> [Given information]

..............................

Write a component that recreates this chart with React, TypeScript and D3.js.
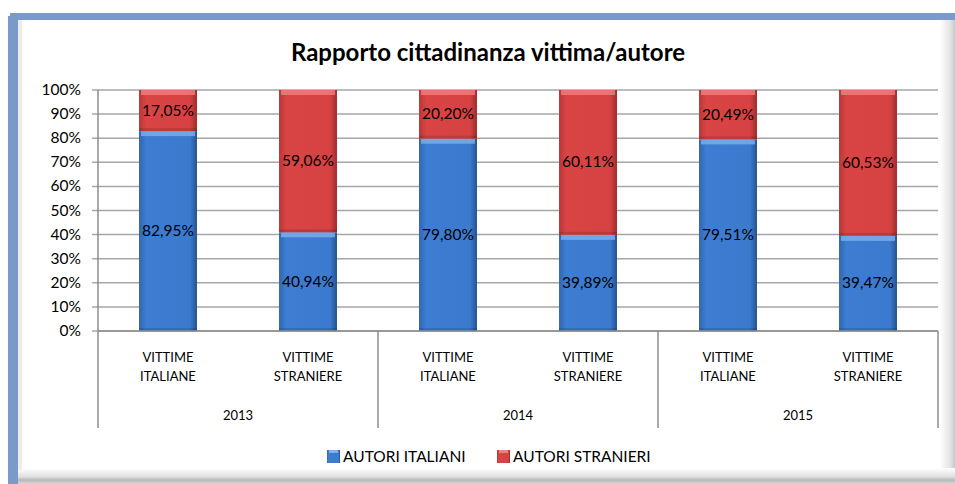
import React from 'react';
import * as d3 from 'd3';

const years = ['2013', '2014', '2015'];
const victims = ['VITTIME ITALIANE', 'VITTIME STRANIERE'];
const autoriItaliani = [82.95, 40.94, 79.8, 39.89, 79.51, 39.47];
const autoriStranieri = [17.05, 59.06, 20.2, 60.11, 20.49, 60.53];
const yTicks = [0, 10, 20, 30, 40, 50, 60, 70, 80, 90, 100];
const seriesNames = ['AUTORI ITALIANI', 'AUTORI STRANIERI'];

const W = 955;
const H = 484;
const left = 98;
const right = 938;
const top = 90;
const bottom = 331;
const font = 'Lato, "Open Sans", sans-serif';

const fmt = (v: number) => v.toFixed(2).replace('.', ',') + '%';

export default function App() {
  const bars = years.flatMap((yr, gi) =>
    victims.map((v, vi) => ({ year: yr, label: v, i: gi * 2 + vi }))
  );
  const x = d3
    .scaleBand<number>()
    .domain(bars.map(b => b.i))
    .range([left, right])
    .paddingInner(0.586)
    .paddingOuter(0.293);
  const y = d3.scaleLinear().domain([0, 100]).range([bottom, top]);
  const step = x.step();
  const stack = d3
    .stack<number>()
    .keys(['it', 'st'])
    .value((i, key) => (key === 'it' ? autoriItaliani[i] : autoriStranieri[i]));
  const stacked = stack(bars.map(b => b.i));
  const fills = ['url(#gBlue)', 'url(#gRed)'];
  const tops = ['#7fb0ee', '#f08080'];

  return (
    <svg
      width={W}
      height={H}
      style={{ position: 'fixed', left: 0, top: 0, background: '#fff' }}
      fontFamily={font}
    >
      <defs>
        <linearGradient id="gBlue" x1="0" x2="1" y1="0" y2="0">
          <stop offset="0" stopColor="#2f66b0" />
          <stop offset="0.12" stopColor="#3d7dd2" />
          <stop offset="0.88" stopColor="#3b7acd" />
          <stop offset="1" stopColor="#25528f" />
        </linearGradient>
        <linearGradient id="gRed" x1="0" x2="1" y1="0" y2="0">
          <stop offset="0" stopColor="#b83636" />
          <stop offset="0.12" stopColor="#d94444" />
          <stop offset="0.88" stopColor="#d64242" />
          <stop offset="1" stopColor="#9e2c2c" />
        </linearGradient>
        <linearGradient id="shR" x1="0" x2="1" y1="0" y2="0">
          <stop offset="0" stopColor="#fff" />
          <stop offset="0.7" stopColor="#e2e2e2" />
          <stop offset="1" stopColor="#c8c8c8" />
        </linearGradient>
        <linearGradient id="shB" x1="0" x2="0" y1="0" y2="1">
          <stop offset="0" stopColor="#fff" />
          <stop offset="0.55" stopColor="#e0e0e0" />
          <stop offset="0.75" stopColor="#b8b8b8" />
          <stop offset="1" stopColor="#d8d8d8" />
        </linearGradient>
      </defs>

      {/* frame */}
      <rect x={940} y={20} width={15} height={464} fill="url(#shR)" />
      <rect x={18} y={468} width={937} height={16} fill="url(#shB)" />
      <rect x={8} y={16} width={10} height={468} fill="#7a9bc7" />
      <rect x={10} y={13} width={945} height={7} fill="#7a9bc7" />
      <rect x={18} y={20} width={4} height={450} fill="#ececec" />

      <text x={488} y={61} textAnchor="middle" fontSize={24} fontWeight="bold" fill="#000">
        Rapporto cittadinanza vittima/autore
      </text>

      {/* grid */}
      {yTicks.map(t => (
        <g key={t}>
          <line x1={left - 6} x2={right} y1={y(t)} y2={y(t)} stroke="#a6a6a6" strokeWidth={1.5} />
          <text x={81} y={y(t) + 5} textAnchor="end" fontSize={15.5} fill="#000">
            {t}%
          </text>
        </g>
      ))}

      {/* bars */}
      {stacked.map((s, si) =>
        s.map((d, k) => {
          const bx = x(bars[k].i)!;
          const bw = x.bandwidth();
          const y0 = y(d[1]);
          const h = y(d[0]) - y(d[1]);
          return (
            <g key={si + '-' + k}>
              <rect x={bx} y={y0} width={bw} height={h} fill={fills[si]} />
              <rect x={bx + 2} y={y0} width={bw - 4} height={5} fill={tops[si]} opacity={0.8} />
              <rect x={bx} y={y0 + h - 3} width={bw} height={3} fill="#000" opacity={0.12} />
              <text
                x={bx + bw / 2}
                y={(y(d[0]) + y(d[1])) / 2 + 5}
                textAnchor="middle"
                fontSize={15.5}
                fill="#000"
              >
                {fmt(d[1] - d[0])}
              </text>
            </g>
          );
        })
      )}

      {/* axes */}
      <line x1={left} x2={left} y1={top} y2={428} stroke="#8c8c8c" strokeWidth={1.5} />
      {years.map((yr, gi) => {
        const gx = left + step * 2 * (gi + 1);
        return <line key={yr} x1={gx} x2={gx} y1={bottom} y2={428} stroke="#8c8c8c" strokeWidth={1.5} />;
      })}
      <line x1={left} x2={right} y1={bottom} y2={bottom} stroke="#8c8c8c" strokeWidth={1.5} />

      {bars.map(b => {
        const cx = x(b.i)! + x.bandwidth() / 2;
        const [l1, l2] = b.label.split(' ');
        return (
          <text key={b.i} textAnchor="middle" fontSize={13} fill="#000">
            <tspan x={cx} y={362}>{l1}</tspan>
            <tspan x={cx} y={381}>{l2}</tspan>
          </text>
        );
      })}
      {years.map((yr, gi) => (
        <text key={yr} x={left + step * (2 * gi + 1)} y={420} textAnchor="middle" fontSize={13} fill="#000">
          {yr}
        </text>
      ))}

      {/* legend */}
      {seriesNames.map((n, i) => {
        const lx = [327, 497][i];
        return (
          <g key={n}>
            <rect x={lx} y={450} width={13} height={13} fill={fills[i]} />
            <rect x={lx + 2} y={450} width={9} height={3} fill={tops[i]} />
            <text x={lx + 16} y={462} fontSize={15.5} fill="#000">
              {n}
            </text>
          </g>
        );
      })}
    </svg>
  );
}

..............................

Copy the data character for character, but drop all pictures from the copy.

> [Answer to the task]
Write a component that recreates this chart with React, TypeScript and D3.js.
import React from 'react';
import * as d3 from 'd3';

const years = ['2013', '2014', '2015'];
const victims = ['VITTIME ITALIANE', 'VITTIME STRANIERE'];
const autoriItaliani = [82.95, 40.94, 79.8, 39.89, 79.51, 39.47];
const autoriStranieri = [17.05, 59.06, 20.2, 60.11, 20.49, 60.53];
const yTicks = [0, 10, 20, 30, 40, 50, 60, 70, 80, 90, 100];
const seriesNames = ['AUTORI ITALIANI', 'AUTORI STRANIERI'];

const W = 955;
const H = 484;
const left = 98;
const right = 938;
const top = 90;
const bottom = 331;
const font = 'Lato, "Open Sans", sans-serif';

const fmt = (v: number) => v.toFixed(2).replace('.', ',') + '%';

export default function App() {
  const bars = years.flatMap((yr, gi) =>
    victims.map((v, vi) => ({ year: yr, label: v, i: gi * 2 + vi }))
  );
  const x = d3
    .scaleBand<number>()
    .domain(bars.map(b => b.i))
    .range([left, right])
    .paddingInner(0.586)
    .paddingOuter(0.293);
  const y = d3.scaleLinear().domain([0, 100]).range([bottom, top]);
  const step = x.step();
  const stack = d3
    .stack<number>()
    .keys(['it', 'st'])
    .value((i, key) => (key === 'it' ? autoriItaliani[i] : autoriStranieri[i]));
  const stacked = stack(bars.map(b => b.i));
  const fills = ['url(#gBlue)', 'url(#gRed)'];
  const tops = ['#7fb0ee', '#f08080'];

  return (
    <svg
      width={W}
      height={H}
      style={{ position: 'fixed', left: 0, top: 0, background: '#fff' }}
      fontFamily={font}
    >
      <defs>
        <linearGradient id="gBlue" x1="0" x2="1" y1="0" y2="0">
          <stop offset="0" stopColor="#2f66b0" />
          <stop offset="0.12" stopColor="#3d7dd2" />
          <stop offset="0.88" stopColor="#3b7acd" />
          <stop offset="1" stopColor="#25528f" />
        </linearGradient>
        <linearGradient id="gRed" x1="0" x2="1" y1="0" y2="0">
          <stop offset="0" stopColor="#b83636" />
          <stop offset="0.12" stopColor="#d94444" />
          <stop offset="0.88" stopColor="#d64242" />
          <stop offset="1" stopColor="#9e2c2c" />
        </linearGradient>
        <linearGradient id="shR" x1="0" x2="1" y1="0" y2="0">
          <stop offset="0" stopColor="#fff" />
          <stop offset="0.7" stopColor="#e2e2e2" />
          <stop offset="1" stopColor="#c8c8c8" />
        </linearGradient>
        <linearGradient id="shB" x1="0" x2="0" y1="0" y2="1">
          <stop offset="0" stopColor="#fff" />
          <stop offset="0.55" stopColor="#e0e0e0" />
          <stop offset="0.75" stopColor="#b8b8b8" />
          <stop offset="1" stopColor="#d8d8d8" />
        </linearGradient>
      </defs>

      {/* frame */}
      <rect x={940} y={20} width={15} height={464} fill="url(#shR)" />
      <rect x={18} y={468} width={937} height={16} fill="url(#shB)" />
      <rect x={8} y={16} width={10} height={468} fill="#7a9bc7" />
      <rect x={10} y={13} width={945} height={7} fill="#7a9bc7" />
      <rect x={18} y={20} width={4} height={450} fill="#ececec" />

      <text x={488} y={61} textAnchor="middle" fontSize={24} fontWeight="bold" fill="#000">
        Rapporto cittadinanza vittima/autore
      </text>

      {/* grid */}
      {yTicks.map(t => (
        <g key={t}>
          <line x1={left - 6} x2={right} y1={y(t)} y2={y(t)} stroke="#a6a6a6" strokeWidth={1.5} />
          <text x={81} y={y(t) + 5} textAnchor="end" fontSize={15.5} fill="#000">
            {t}%
          </text>
        </g>
      ))}

      {/* bars */}
      {stacked.map((s, si) =>
        s.map((d, k) => {
          const bx = x(bars[k].i)!;
          const bw = x.bandwidth();
          const y0 = y(d[1]);
          const h = y(d[0]) - y(d[1]);
          return (
            <g key={si + '-' + k}>
              <rect x={bx} y={y0} width={bw} height={h} fill={fills[si]} />
              <rect x={bx + 2} y={y0} width={bw - 4} height={5} fill={tops[si]} opacity={0.8} />
              <rect x={bx} y={y0 + h - 3} width={bw} height={3} fill="#000" opacity={0.12} />
              <text
                x={bx + bw / 2}
                y={(y(d[0]) + y(d[1])) / 2 + 5}
                textAnchor="middle"
                fontSize={15.5}
                fill="#000"
              >
                {fmt(d[1] - d[0])}
              </text>
            </g>
          );
        })
      )}

      {/* axes */}
      <line x1={left} x2={left} y1={top} y2={428} stroke="#8c8c8c" strokeWidth={1.5} />
      {years.map((yr, gi) => {
        const gx = left + step * 2 * (gi + 1);
        return <line key={yr} x1={gx} x2={gx} y1={bottom} y2={428} stroke="#8c8c8c" strokeWidth={1.5} />;
      })}
      <line x1={left} x2={right} y1={bottom} y2={bottom} stroke="#8c8c8c" strokeWidth={1.5} />

      {bars.map(b => {
        const cx = x(b.i)! + x.bandwidth() / 2;
        const [l1, l2] = b.label.split(' ');
        return (
          <text key={b.i} textAnchor="middle" fontSize={13} fill="#000">
            <tspan x={cx} y={362}>{l1}</tspan>
            <tspan x={cx} y={381}>{l2}</tspan>
          </text>
        );
      })}
      {years.map((yr, gi) => (
        <text key={yr} x={left + step * (2 * gi + 1)} y={420} textAnchor="middle" fontSize={13} fill="#000">
          {yr}
        </text>
      ))}

      {/* legend */}
      {seriesNames.map((n, i) => {
        const lx = [327, 497][i];
        return (
          <g key={n}>
            <rect x={lx} y={450} width={13} height={13} fill={fills[i]} />
            <rect x={lx + 2} y={450} width={9} height={3} fill={tops[i]} />
            <text x={lx + 16} y={462} fontSize={15.5} fill="#000">
              {n}
            </text>
          </g>
        );
      })}
    </svg>
  );
}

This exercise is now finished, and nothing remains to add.